You may also want to use the option of limiting it to active or index funds in order to make the list even smaller. If you choose Index under Fund Characteris­tics, then you should skip the Manager Tenure screen. Adding Actively Managed got me to 83. Why do index funds make the grade here when they don’t make the grade in “The Fantastic 43”? I require that a fund outperform its benchmark over the manager’s tenure, and virtually no index funds do that. However, Etrade doesn’t have an outperformance versus benchmark test, so you get index funds. That’s fine, too, as it means it works for active and passive.

There are a lot of cool additional screens you can do like Portfolio Turnover, Bond Duration, P/E Ratio, Portfolio Concentration, and Total Net Assets. All are useful, especially when you have a more targeted list and are trying to understand each individual fund. But I’ll skip them because they are not crucial to fund performance. You could certainly use them to further whittle the field. There are some screens I’d advise you not to use, such as yield (both SEC 30 Day Yield and Distribution Yield) or technical factors, because they lead you away from fundamental investing.

Select the Mutual Funds tab, then Get Started. Click Mutual Fund Evaluator. The good news is you can select fees from Low to High. The bad news is the screener doesn’t do much else. I selected low under Expenses, above average under Returns, and an Overall Rating of 3 stars or better. There’s an option to select by Risk, but, rather than screening out funds with risk levels above a certain level, it only allows you to select one level. Thus, I didn’t use it. My three-criteria screen whittled down the universe to 87 funds.

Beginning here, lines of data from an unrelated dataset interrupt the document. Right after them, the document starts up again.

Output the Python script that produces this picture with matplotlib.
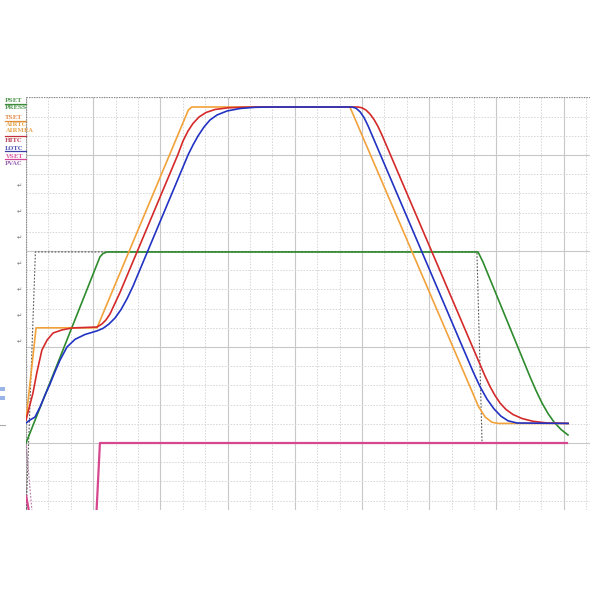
import matplotlib
matplotlib.use("Agg")
import matplotlib.pyplot as plt
from matplotlib.patches import Rectangle
from matplotlib.lines import Line2D

# ---------------- data (x: time units, y: value units) ----------------
tset_x = [0.00, 0.45, 3.17, 7.25, 7.40, 14.46, 20.20, 20.50, 20.80, 21.07, 24.20]
tset_y = [1.20, 6.00, 6.00, 17.35, 17.50, 17.50, 1.90, 1.35, 1.08, 1.02, 1.02]

hitc_x = [0.00, 0.31, 0.49, 0.71, 0.94, 1.21, 1.61, 2.05, 3.17, 3.39, 3.57, 3.75,
          4.20, 6.786, 7.009, 7.232, 7.455, 7.723, 8.036, 8.438, 9.018, 9.777,
          10.45, 14.821, 15.00, 15.179, 15.357, 15.536, 15.714, 15.893,
          20.268, 20.491, 20.714, 20.938, 21.161, 21.429, 21.741, 22.143,
          22.634, 23.259, 24.20]
hitc_y = [1.20, 2.60, 3.70, 4.84, 5.36, 5.73, 5.89, 5.99, 6.04, 6.20, 6.41, 6.72,
          7.85, 15.036, 15.729, 16.25, 16.641, 16.979, 17.214, 17.37, 17.458, 17.49,
          17.50, 17.50, 17.458, 17.339, 17.135, 16.849, 16.484, 16.036,
          4.094, 3.49, 2.943, 2.474, 2.083, 1.745, 1.484, 1.276,
          1.130, 1.042, 1.02]

lotc_x = [0.00, 0.18, 0.40, 0.63, 0.85, 1.07, 1.29, 1.52, 1.83, 2.19, 2.63, 3.17,
          3.438, 3.705, 3.973, 4.241, 4.509, 4.777, 5.089, 7.009, 7.232, 7.455,
          7.679, 7.946, 8.214, 8.527, 8.973, 9.554, 10.223, 10.893,
          14.554, 14.732, 14.911, 15.089, 15.268, 19.955, 20.268, 20.58, 20.893,
          21.205, 21.518, 21.92, 24.20]
lotc_y = [1.04, 1.20, 1.35, 1.88, 2.50, 3.07, 3.70, 4.32, 5.00, 5.40, 5.65, 5.84,
          5.97, 6.198, 6.51, 6.948, 7.51, 8.167, 9.036, 14.375, 15.0, 15.521,
          15.99, 16.458, 16.823, 17.083, 17.292, 17.422, 17.484, 17.50,
          17.50, 17.438, 17.255, 16.953, 16.526, 3.724, 2.938, 2.286, 1.776,
          1.396, 1.156, 1.042, 1.02]

press_x = [0.00, 3.30, 3.44, 3.62, 20.18, 20.40, 22.50, 22.768, 23.036, 23.304,
           23.571, 23.884, 24.196]
press_y = [0.00, 9.69, 9.87, 9.95, 9.95, 9.43, 3.453, 2.734, 2.083, 1.536,
           1.094, 0.703, 0.417]

pset_x = [0.00, 0.42, 20.13, 20.36, 24.20]
pset_y = [-3.80, 9.95, 9.95, 0.00, 0.00]

vset_x = [0.00, 0.20, 3.13, 3.30, 24.20]
vset_y = [-2.70, -4.00, -4.00, 0.00, 0.00]

pvac_x = [0.00, 0.30]
pvac_y = [0.00, -4.00]

legend_labels = ["PSET", "PRESS", "TSET", "AIRTC", "AIRMEA", "HITC", "LOTC", "VSET", "PVAC"]
legend_colors = ["#3c8c3c", "#3c8c3c", "#e0803a", "#e39a3a", "#e39a3a",
                 "#b0304a", "#3a40a8", "#d2479a", "#8a50a8"]
tick_marks = ["\u21b5"] * 7

# ---------------- figure ----------------
W, H = 600, 600
fig = plt.figure(figsize=(6, 6), dpi=100)
fig.patch.set_facecolor("white")

x0, x1, ytop, ybot = 26, 590, 97, 510
ax = fig.add_axes([x0 / W, 1 - ybot / H, (x1 - x0) / W, (ybot - ytop) / H])
ax.set_xlim(0, (x1 - x0) / 22.4)
ax.set_ylim((443 - ybot) / 19.2, (443 - ytop) / 19.2)
for s in ax.spines.values():
    s.set_visible(False)
ax.set_xticks([]); ax.set_yticks([])

# grid
for i in range(0, 26):
    major = (i % 3 == 0)
    ax.axvline(i, color="#c8c8c8" if major else "#d6d6d6",
               lw=0.8 if major else 0.7,
               ls="-" if major else (0, (1.5, 1.5)), zorder=0)
for j in range(-3, 19):
    major = (j % 5 == 0)
    ax.axhline(j, color="#c8c8c8" if major else "#d6d6d6",
               lw=0.8 if major else 0.7,
               ls="-" if major else (0, (1.5, 1.5)), zorder=0)
# borders (dotted)
ax.axhline(ax.get_ylim()[1], color="#888888", lw=0.9, ls=(0, (1, 1)), zorder=1)
ax.axvline(0, color="#888888", lw=0.9, ls=(0, (1, 1)), zorder=1)

lw = 1.2
ax.plot(pset_x, pset_y, color="#555555", lw=0.8, ls=(0, (1.5, 1.5)), zorder=2)
ax.plot(pvac_x, pvac_y, color="#b070a0", lw=0.8, ls=(0, (1.5, 1.5)), zorder=2)
ax.plot(vset_x, vset_y, color="#d6478e", lw=1.6, zorder=3, solid_capstyle="butt")
ax.plot(press_x, press_y, color="#2e8b2e", lw=lw, zorder=4)
ax.plot(tset_x, tset_y, color="#f2a23a", lw=lw, zorder=5)
ax.plot(hitc_x, hitc_y, color="#d42a2a", lw=lw, zorder=6)
ax.plot(lotc_x, lotc_y, color="#2233c4", lw=lw, zorder=7)

# legend tags at top-left
leg_y = [101, 108, 117, 124, 131, 140, 148, 156, 163]
for lab, col, yy in zip(legend_labels, legend_colors, leg_y):
    fig.text(5 / W, 1 - yy / H, lab, color=col, fontsize=4.2, va="center", ha="left",
             family="DejaVu Serif", fontweight="bold", alpha=0.85)
for yy, col in [(104, "#3c8c3c"), (121, "#e0903a"), (136, "#c0303a"), (151, "#3a40a8"), (159, "#d2479a")]:
    fig.add_artist(Line2D([5 / W, 26 / W], [1 - yy / H, 1 - yy / H], color=col, lw=0.9))

# tick-like glyphs
for k, t in enumerate(tick_marks):
    yy = 186 + 26 * k
    fig.text(19 / W, 1 - yy / H, t, color="#777777", fontsize=4.5, ha="center", va="center")

# small decorations on the far left
fig.add_artist(Rectangle((0, 1 - 391 / H), 5 / W, 4 / H, color="#9ab4e8", lw=0))
fig.add_artist(Rectangle((0, 1 - 400 / H), 5 / W, 4 / H, color="#9ab4e8", lw=0))
fig.add_artist(Line2D([0, 5 / W], [1 - 425 / H, 1 - 425 / H], color="#aaaaaa", lw=0.8))

fig.savefig("out.png", dpi=100, facecolor="white")
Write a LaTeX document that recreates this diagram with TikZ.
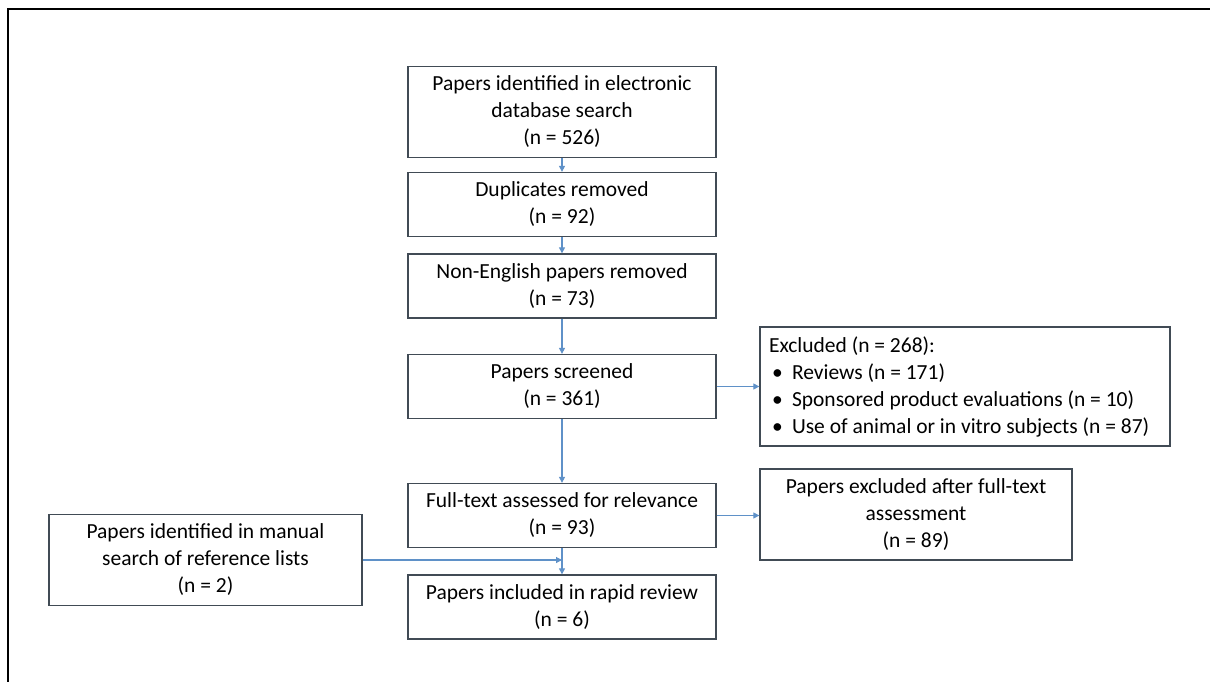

Choose Investment Products in the Invest dropdown menu. Select Mutual Funds and then click on Find a Fund. This tool lets you screen on Morningstar Rating and Gross Expense Ratio, so I selected 3 stars or better and the lowest 10% of the market, respectively. I also selected No-load funds at Schwab under Fees/Loads and Open to New Investors. This got me down to a rather unwieldy 573 matches, so I’d suggest you supplement this screen with at least one of the other tools listed here.

T. Rowe Price
Select Mutual Fund Research Tool in the Mutual Funds dropdown menu. Unfortunately, this is limited to T. Rowe Price funds. You can screen for funds with star ratings of 3 or better under Ranking and Open to New Investors under Fund Attributes. This only cut my field to 175 funds in the Investor share class. You’ll probably want to throw in a Category screen, too, to get down to a smaller number. Selecting Domestic Stock Funds got me down to 46 funds. You can rank by net expense ratio, though, so you at least start with the cheapest funds. Some of the data points available—like net asset value—are essentially meaningless to investors, and I suggest you skip that one.

Select Advice & Guidance, then Calculators & Tools. Click on "Create a list of mutual funds & ETFs from criteria you select" (catchy name for its screening tool). Vanguard lets you screen on Expense Ratio in absolute terms, so select Less than 1%. It comes with Vanguard preloaded in the Fund Family screen, which limits you to only Vanguard funds. If you choose to get around that, you can either add up to four more fund companies or just make the section blank. However, if you don’t screen on fund type or fund families, you will end up with too many funds at the end of this screen. I suggest doing one of these.

Then, select Additional Criteria at the bottom. Select No-transaction fee funds under Fees and Minimums, then choose Manager Tenure of Greater than five years. I’m not a fan of its Performance and Risk Attributes screen because they use absolute figures rather than relative so we’ll skip those. Looking for only domestic-stock funds with no fund company screen cuts my results to 139. That’s still pretty high. I went with a Fund Category screen such as Large Value, which took me down to 32 funds. On the results page, it displays Vanguard funds first but includes the others in its platform. You can’t screen out funds that are closed to new investors, but at least Vanguard’s results page indicates what funds are closed.